US distributors who purchase from related parties will almost certainly have transfer prices impacted by the continuation of 301 duties. Along with the strategic importance of mitigating duty impact while aligning the income tax and customs approaches, mechanics for reporting any transfer pricing adjustments to US Customs should also be reviewed. This process may be particularly complex when duties are present for only a portion of the year, and in many cases actions need to be taken in advance of importations. Companies should address the impact of duties on transfer prices proactively.

  • Endnotes

    1. See White House Fact Sheet, “President Donald J. Trump is Signing a Landmark Phase One Trade Agreement with China.”

    2. See USTR report, “Findings of the Investigation into China’s Acts, Policies, and Practices, Related to Technology Transfer, Intellectual Property, and Innovation under Section 301 of the Trade Act of 1974, Executive Summary.”

    3. See “Economic and Trade Agreement between the Government of the United States of America and the Government of the People’s Republic of China.”

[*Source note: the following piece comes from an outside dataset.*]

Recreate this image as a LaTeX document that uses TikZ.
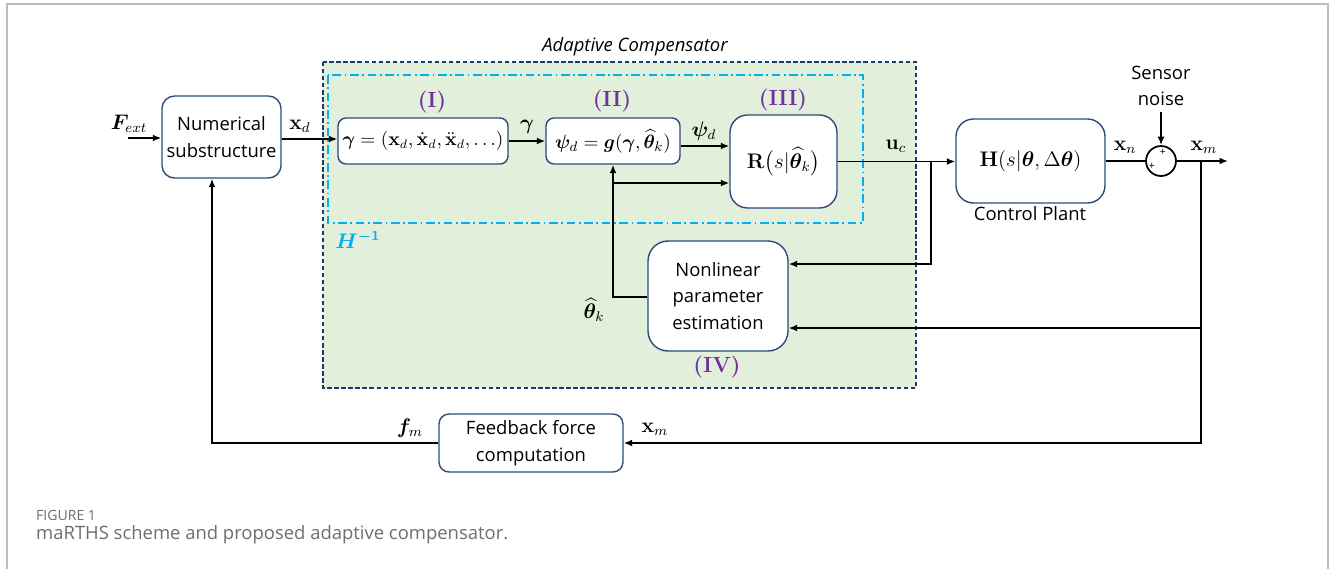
\documentclass[tikz,border=0pt]{standalone}
\usepackage{amsmath,amssymb}
\usepackage{bm}
\usepackage[no-math]{fontspec}
\setmainfont{Open Sans}
\newfontfamily\tagfont{Latin Modern Roman}
\usepackage{xcolor}
\usetikzlibrary{arrows.meta, positioning, shapes.geometric}

\definecolor{boxblue}{HTML}{2F4B7C}
\definecolor{compgreen}{HTML}{E2EFDA}
\definecolor{compnavy}{HTML}{1F3864}
\definecolor{hinvcyan}{HTML}{00B0F0}
\definecolor{stagepurple}{HTML}{7030A0}
\definecolor{capgray}{HTML}{6E6E6E}
\definecolor{framegray}{HTML}{BDBDBD}

\begin{document}
\begin{tikzpicture}[x=0.02cm, y=-0.02cm,
  box/.style={draw=boxblue, line width=0.8pt, rounded corners=0.25cm, fill=white,
              align=center, inner sep=0pt, font=\fontsize{10.5}{15}\selectfont},
  sig/.style={line width=1pt, -{Latex[length=1.7mm, width=1.4mm]}},
  wire/.style={line width=1pt},
  lbl/.style={inner sep=1pt, font=\fontsize{12}{14}\selectfont},
  stage/.style={inner sep=1pt, text=stagepurple, font=\fontsize{12.5}{14}\tagfont\bfseries}
]
\useasboundingbox (0,0) rectangle (1330,569);
\draw[framegray, line width=1pt] (7,569) -- (7,4) -- (1328,4) -- (1328,569);

% adaptive compensator and H^{-1} frames
\draw[compnavy, fill=compgreen, line width=0.8pt, dash pattern=on 2.5pt off 1.5pt]
  (323,62) rectangle (916,388);
\draw[hinvcyan, line width=1.3pt, dash pattern=on 5pt off 2pt on 1pt off 2pt]
  (328,75) rectangle (863,223);
\node[font=\fontsize{10.5}{12}\selectfont\itshape] (acomp) at (635,47) {Adaptive Compensator};
\node[text=hinvcyan, lbl] (hinv) at (358,240) {$\bm{H^{-1}}$};

% blocks
\node[box, minimum width=2.38cm, minimum height=1.64cm] (numsub) at (221.5,137) {Numerical\\substructure};
\node[box, rounded corners=0.16cm, minimum width=3.4cm, minimum height=0.92cm, lbl,
      font=\fontsize{10.5}{12}\selectfont] (gen) at (423,141)
  {$\bm{\gamma}=(\mathbf{x}_d,\dot{\mathbf{x}}_d,\ddot{\mathbf{x}}_d,\ldots)$};
\node[box, rounded corners=0.16cm, minimum width=2.68cm, minimum height=0.92cm, lbl,
      font=\fontsize{11}{12}\selectfont] (gfun) at (613,141)
  {$\bm{\psi}_d=\bm{g}(\bm{\gamma},\widehat{\bm{\theta}}_k)$};
\node[box, rounded corners=0.35cm, minimum width=2.14cm, minimum height=1.86cm, lbl] (rfilt) at (783.5,161.5)
  {$\mathbf{R}\big(s|\widehat{\bm{\theta}}_k\big)$};
\node[box, rounded corners=0.35cm, minimum width=2.98cm, minimum height=1.68cm, lbl] (plant) at (1030.5,161)
  {$\mathbf{H}(s|\bm{\theta},\Delta\bm{\theta})$};
\node[box, rounded corners=0.4cm, minimum width=2.8cm, minimum height=2.2cm] (est) at (718,296)
  {Nonlinear\\parameter\\estimation};
\node[box, rounded corners=0.2cm, minimum width=3.68cm, minimum height=1.16cm] (fbforce) at (531,443)
  {Feedback force\\computation};
\node[draw, circle, line width=1pt, minimum size=0.6cm, inner sep=0pt] (sumj) at (1161,161) {};
\node[font=\fontsize{6}{6}\selectfont, inner sep=0pt] (plusa) at (1163,152) {+};
\node[font=\fontsize{6}{6}\selectfont, inner sep=0pt] (plusb) at (1152,166) {+};

% stage tags
\node[stage] (st1) at (432,102) {(I)};
\node[stage] (st2) at (612,101) {(II)};
\node[stage] (st3) at (783,100) {(III)};
\node[stage] (st4) at (717,367) {(IV)};

% texts beside blocks
\node[font=\fontsize{10.5}{15}\selectfont] (cplant) at (1030,214) {Control Plant};
\node[font=\fontsize{10.5}{15}\selectfont, align=center] (noise) at (1161,86) {Sensor\\noise};

% signal labels
\node[lbl] (lfext) at (129,124) {$\bm{F}_{ext}$};
\node[lbl] (lxd)   at (300,126) {$\mathbf{x}_d$};
\node[lbl] (lgam)  at (527,127) {$\bm{\gamma}$};
\node[lbl] (lpsi)  at (704,131) {$\bm{\psi}_d$};
\node[lbl] (luc)   at (896,146) {$\mathbf{u}_c$};
\node[lbl] (lxn)   at (1125,147) {$\mathbf{x}_n$};
\node[lbl] (lxm)   at (1204,147) {$\mathbf{x}_m$};
\node[lbl] (lth)   at (594,310) {$\widehat{\bm{\theta}}_k$};
\node[lbl] (lfm)   at (410,428) {$\bm{f}_m$};
\node[lbl] (lxmb)  at (655,429) {$\mathbf{x}_m$};

% caption
\node[anchor=west, text=capgray, font=\fontsize{8}{10}\selectfont] (fignum) at (30,515) {FIGURE 1};
\node[anchor=west, text=capgray, font=\fontsize{10.5}{12}\selectfont] (figcap) at (30,535)
  {maRTHS scheme and proposed adaptive compensator.};

% branch points
\coordinate (fin) at (128,138);
\coordinate (ubr) at (931,161.5);
\coordinate (mbr) at (1201,161);
\coordinate (xout) at (1228,161);

% connectors
\draw[sig] (fin) -- (fin -| numsub.west);
\draw[sig] (numsub.east |- 0,139) -- (gen.west |- 0,139);
\draw[sig] (gen) -- (gfun);
\draw[sig] (gfun.east |- 0,146) -- (rfilt.west |- 0,146);
\draw[sig] (rfilt.east) -- (rfilt.east -| plant.west);
\draw[sig] (ubr) |- (est.east |- 0,264);
\draw[wire] (plant.east |- sumj) -- (sumj.west);
\draw[sig] (noise) -- (sumj);
\draw[sig] (sumj) -- (xout);
\draw[sig] (mbr) |- (est.east |- 0,328);
\draw[sig] (mbr) |- (fbforce.east);
\draw[sig] (fbforce.west) -| ([xshift=-0.19cm]numsub.south);
\draw[sig] (est.west |- 0,297) -| (gfun.south);
\draw[sig] (gfun.south |- 0,183) -- (rfilt.west |- 0,183);
\end{tikzpicture}
\end{document}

    4. See http://www.mofcom.gov.cn/article/ae/ai/202001/20200102930845.shtml.

    5. See 82 FR 39007.

    6. See USTR Report “FINDINGS OF THE INVESTIGATION INTO CHINA’S ACTS, POLICIES, AND PRACTICES RELATED TO TECHNOLOGY TRANSFER, INTELLECTUAL PROPERTY, AND INNOVATION UNDER SECTION 301 OF THE TRADE ACT OF 1974, Executive Summary.”

    7. Currency references in the Alert are in US$.

    8. See 83 FR 28710.

    9. See 83 FR 40823.

    10. See 83 FR 26930.

    11. See 84 FR 45821.

    12. The “Economic and Trade Agreement between the Government of the United States of America and the Government of the People’s Republic of China”, Chapter 6, Annex 6.1 provides the formal increases per Product Category. We note that the USTR website Fact Sheet for “Expanding Trade” erroneously provided differing ranges.

    13. See USTR Notice “Notice of Modification of Section 301 Action: China’s Acts, Policies, and Practices Related to Technology Transfer, Intellectual Property, and Innovation.”